Thursday, March 05, 2009

Grief

A couple of days ago a horse at my barn died of colic. This horse happened to be Steen's best buddy in the stall-horse herd. Yesterday I went out for a ride, and Steen's behavior made me wonder (as I often do) at how closely horse emotion can be related to human emotion. It is obviously clear that horses experience feelings like jealousy, curiosity, fear, and affection. Every horse I've ever interacted with has demonstrated its own complex personality. But one thing I've never much encountered is grief in horses.

I was not thinking about the deceased horse when I arrived at the barn, but shortly after bringing Steen out into the aisle I noitced he was unusually withdrawn and still, often staring blankly into the distance or into the (now empty) stall where his friend used to live. He wasn't nearly as interactive as I've come to expect in recent weeks, not as playful or engaged. Of course, it is entirely possible I was projecting some of these qualities on him, knowing that if a buddy of mine had just died, I wouldn't be up for much goofing off.

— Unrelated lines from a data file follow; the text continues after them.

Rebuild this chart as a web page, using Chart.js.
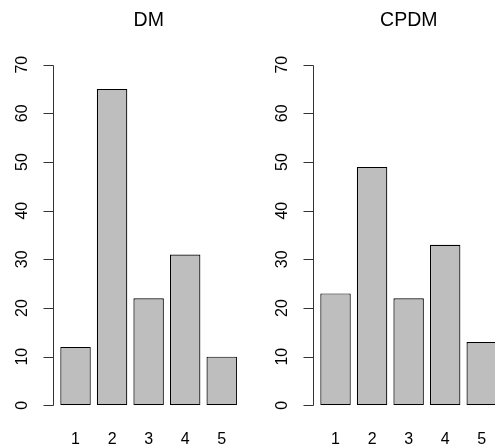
<!DOCTYPE html>
<html>
<head>
<meta charset="utf-8">
<script src="https://cdn.jsdelivr.net/npm/chart.js@4.4.1/dist/chart.umd.min.js"></script>
<style>
  html, body { margin: 0; padding: 0; background: #fff; }
  #wrap { position: relative; width: 495px; height: 447px; overflow: hidden; }
  canvas { position: absolute; top: 0; }
  #dm { left: 0; }
  #cpdm { left: 260px; }
</style>
</head>
<body>
<div id="wrap">
  <canvas id="dm" width="260" height="447"></canvas>
  <canvas id="cpdm" width="260" height="447"></canvas>
</div>
<script>
const categories = ["1", "2", "3", "4", "5"];
const dmValues = [12, 65, 22, 31, 10];
const cpdmValues = [23, 49, 22, 33, 13];
const yTicks = [0, 10, 20, 30, 40, 50, 60, 70];

const FONT = "'Liberation Sans', Arial, sans-serif";

// R style axes: y axis sits a bit left of the bars, rotated tick labels
const rAxes = {
  id: "rAxes",
  afterDraw(chart, args, opts) {
    const ctx = chart.ctx;
    const area = chart.chartArea;
    const xs = chart.scales.x;
    const ys = chart.scales.y;
    const axisX = Math.round(area.left - 4) + 0.5;

    ctx.save();
    ctx.strokeStyle = "#333";
    ctx.lineWidth = 1;
    ctx.fillStyle = "#000";

    const y0 = Math.round(ys.getPixelForValue(yTicks[0])) + 0.5;
    const y1 = Math.round(ys.getPixelForValue(yTicks[yTicks.length - 1])) + 0.5;
    ctx.beginPath();
    ctx.moveTo(axisX, y0);
    ctx.lineTo(axisX, y1);
    yTicks.forEach(v => {
      const py = Math.round(ys.getPixelForValue(v)) + 0.5;
      ctx.moveTo(axisX - 10, py);
      ctx.lineTo(axisX, py);
    });
    ctx.stroke();

    ctx.font = "16px " + FONT;
    ctx.textAlign = "center";
    ctx.textBaseline = "middle";
    yTicks.forEach(v => {
      const py = ys.getPixelForValue(v);
      ctx.save();
      ctx.translate(axisX - 31, py);
      ctx.rotate(-Math.PI / 2);
      ctx.fillText(String(v), 0, 0);
      ctx.restore();
    });

    categories.forEach((c, i) => {
      ctx.fillText(c, xs.getPixelForValue(i), area.bottom + 34.5);
    });

    ctx.font = "19.5px " + FONT;
    ctx.fillText(opts.title, (axisX + area.right + 4) / 2, 21);
    ctx.restore();
  }
};

function makePanel(id, title, values) {
  return new Chart(document.getElementById(id), {
    type: "bar",
    data: {
      labels: categories,
      datasets: [{
        data: values,
        backgroundColor: "#bebebe",
        borderColor: "#000",
        borderWidth: 1.2,
        borderSkipped: false,
        categoryPercentage: 1,
        barPercentage: 1 / 1.2
      }]
    },
    options: {
      responsive: false,
      animation: false,
      layout: { padding: { left: 57.25, right: 20, top: 64.7, bottom: 41.7 } },
      scales: {
        x: { display: false },
        y: { display: false, min: 0, max: 70 }
      },
      plugins: {
        legend: { display: false },
        tooltip: { enabled: false },
        rAxes: { title: title }
      }
    },
    plugins: [rAxes]
  });
}

makePanel("dm", "DM", dmValues);
makePanel("cpdm", "CPDM", cpdmValues);
</script>
</body>
</html>
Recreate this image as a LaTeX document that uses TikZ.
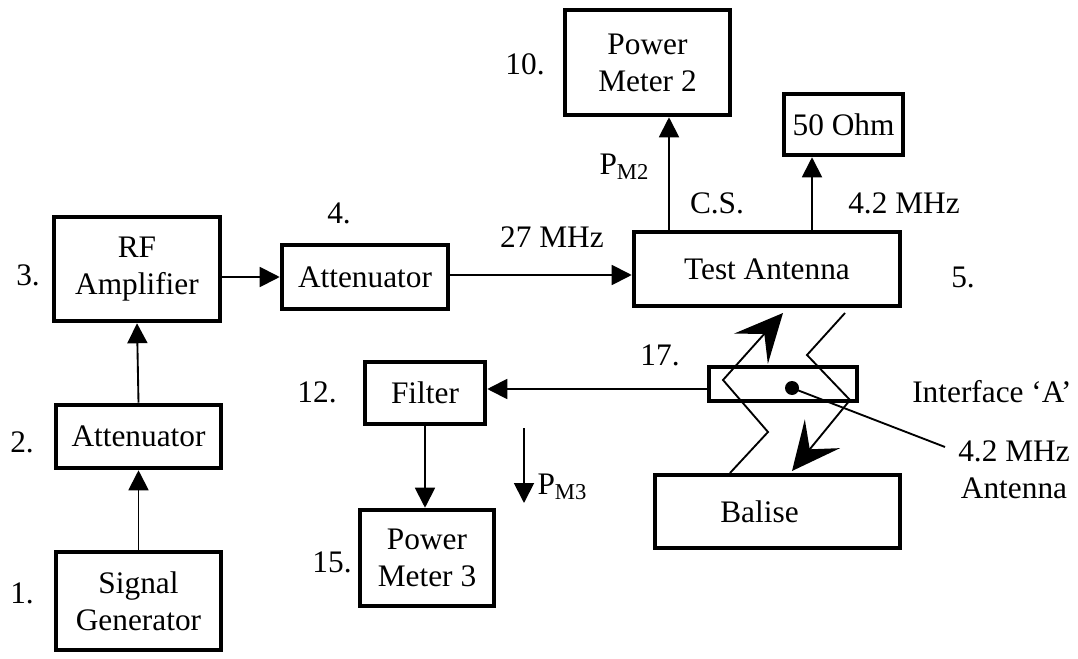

But some of it simply could not have been in my head. For instance, when I held the bridle up he did something he'd never done before. Instead of lowering his head so I could slip the bit into his mouth like he's been doing consistently for months now, Steen instead swung his head to the side and nestled his nose and forehead in the crook made by my neck and my upraised arm. He then just stayed in that position, utterly still, for a few moments. I stroked him and talked to him, promising an easy ride. After accepting my condolences for a while, he turned his head back to the bridle and took the bit.